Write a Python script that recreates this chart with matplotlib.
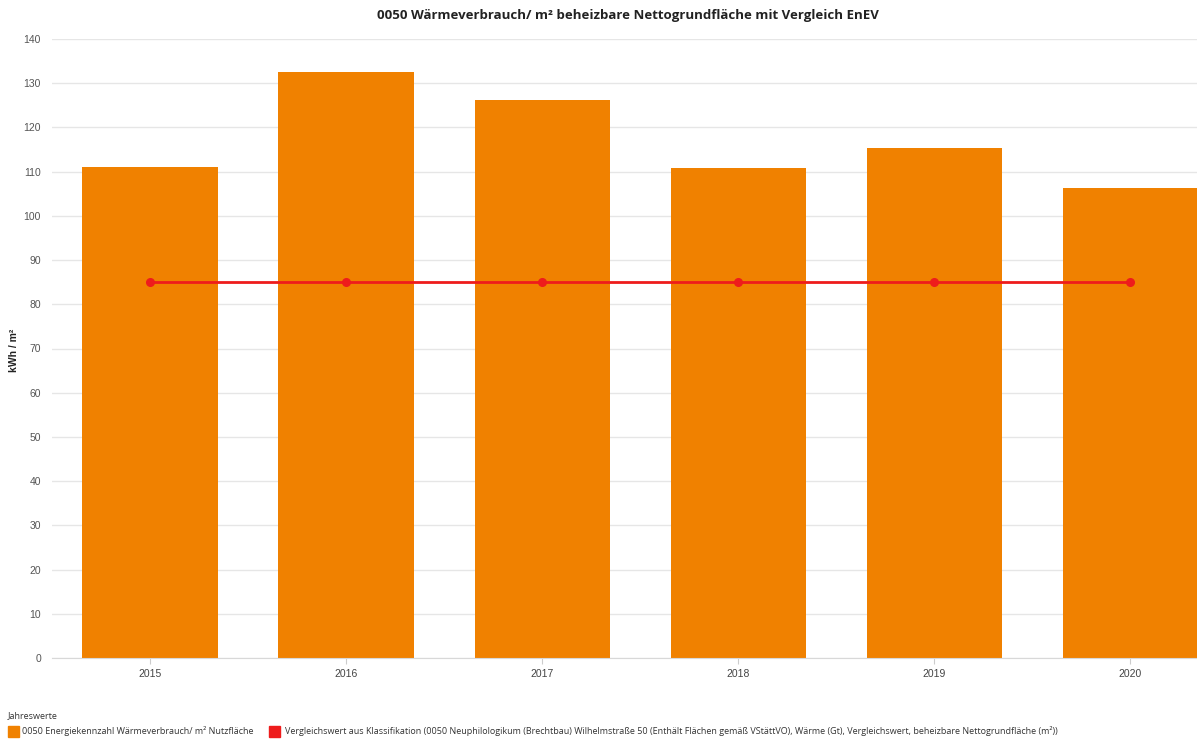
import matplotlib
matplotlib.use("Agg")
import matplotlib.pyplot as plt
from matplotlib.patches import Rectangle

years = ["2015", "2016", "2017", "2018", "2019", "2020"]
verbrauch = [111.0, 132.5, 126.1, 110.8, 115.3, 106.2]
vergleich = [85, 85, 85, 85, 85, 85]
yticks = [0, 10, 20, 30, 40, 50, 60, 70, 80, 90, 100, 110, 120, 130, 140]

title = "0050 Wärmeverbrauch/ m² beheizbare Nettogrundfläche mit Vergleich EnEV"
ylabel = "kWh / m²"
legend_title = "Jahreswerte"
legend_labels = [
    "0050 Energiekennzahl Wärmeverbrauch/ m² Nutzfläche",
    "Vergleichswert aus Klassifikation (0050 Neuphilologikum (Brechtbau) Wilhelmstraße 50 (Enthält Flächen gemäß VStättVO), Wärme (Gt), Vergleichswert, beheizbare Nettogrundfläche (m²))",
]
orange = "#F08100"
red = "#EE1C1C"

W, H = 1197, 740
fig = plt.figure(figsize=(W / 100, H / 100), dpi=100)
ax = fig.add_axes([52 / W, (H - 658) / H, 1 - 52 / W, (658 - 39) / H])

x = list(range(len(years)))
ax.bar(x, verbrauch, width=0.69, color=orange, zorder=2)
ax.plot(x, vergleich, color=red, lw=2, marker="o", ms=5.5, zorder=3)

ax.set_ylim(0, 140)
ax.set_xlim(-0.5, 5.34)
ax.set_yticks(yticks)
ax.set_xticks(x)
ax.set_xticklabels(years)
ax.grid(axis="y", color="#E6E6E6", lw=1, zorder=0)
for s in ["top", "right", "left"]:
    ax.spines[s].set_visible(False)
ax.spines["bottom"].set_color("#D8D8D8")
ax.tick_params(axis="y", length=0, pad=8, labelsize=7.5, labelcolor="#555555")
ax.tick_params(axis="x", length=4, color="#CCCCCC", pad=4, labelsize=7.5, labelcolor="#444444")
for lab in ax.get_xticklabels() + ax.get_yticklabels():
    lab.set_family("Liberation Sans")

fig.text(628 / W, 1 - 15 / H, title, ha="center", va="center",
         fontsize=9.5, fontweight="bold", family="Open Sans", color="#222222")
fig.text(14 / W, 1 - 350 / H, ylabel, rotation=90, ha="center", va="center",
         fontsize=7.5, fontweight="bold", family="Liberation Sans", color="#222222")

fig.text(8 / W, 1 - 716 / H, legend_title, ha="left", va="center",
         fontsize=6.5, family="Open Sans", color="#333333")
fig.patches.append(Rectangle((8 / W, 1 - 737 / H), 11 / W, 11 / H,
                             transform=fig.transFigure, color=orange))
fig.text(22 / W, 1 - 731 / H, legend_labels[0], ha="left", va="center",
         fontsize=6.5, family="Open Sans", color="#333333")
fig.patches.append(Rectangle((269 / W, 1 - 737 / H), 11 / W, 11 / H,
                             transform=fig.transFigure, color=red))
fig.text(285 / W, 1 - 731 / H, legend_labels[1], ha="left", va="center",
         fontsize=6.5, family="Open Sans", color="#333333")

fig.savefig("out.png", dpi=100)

■ YOUR INSTRUCTIONS:
Write out the lines from the start of the material to the line with "120, 130, 140]", inclusive and exactly. Skip the pictures.

■ OUTPUT FOR THIS TASK:
Write a Python script that recreates this chart with matplotlib.
import matplotlib
matplotlib.use("Agg")
import matplotlib.pyplot as plt
from matplotlib.patches import Rectangle

years = ["2015", "2016", "2017", "2018", "2019", "2020"]
verbrauch = [111.0, 132.5, 126.1, 110.8, 115.3, 106.2]
vergleich = [85, 85, 85, 85, 85, 85]
yticks = [0, 10, 20, 30, 40, 50, 60, 70, 80, 90, 100, 110, 120, 130, 140]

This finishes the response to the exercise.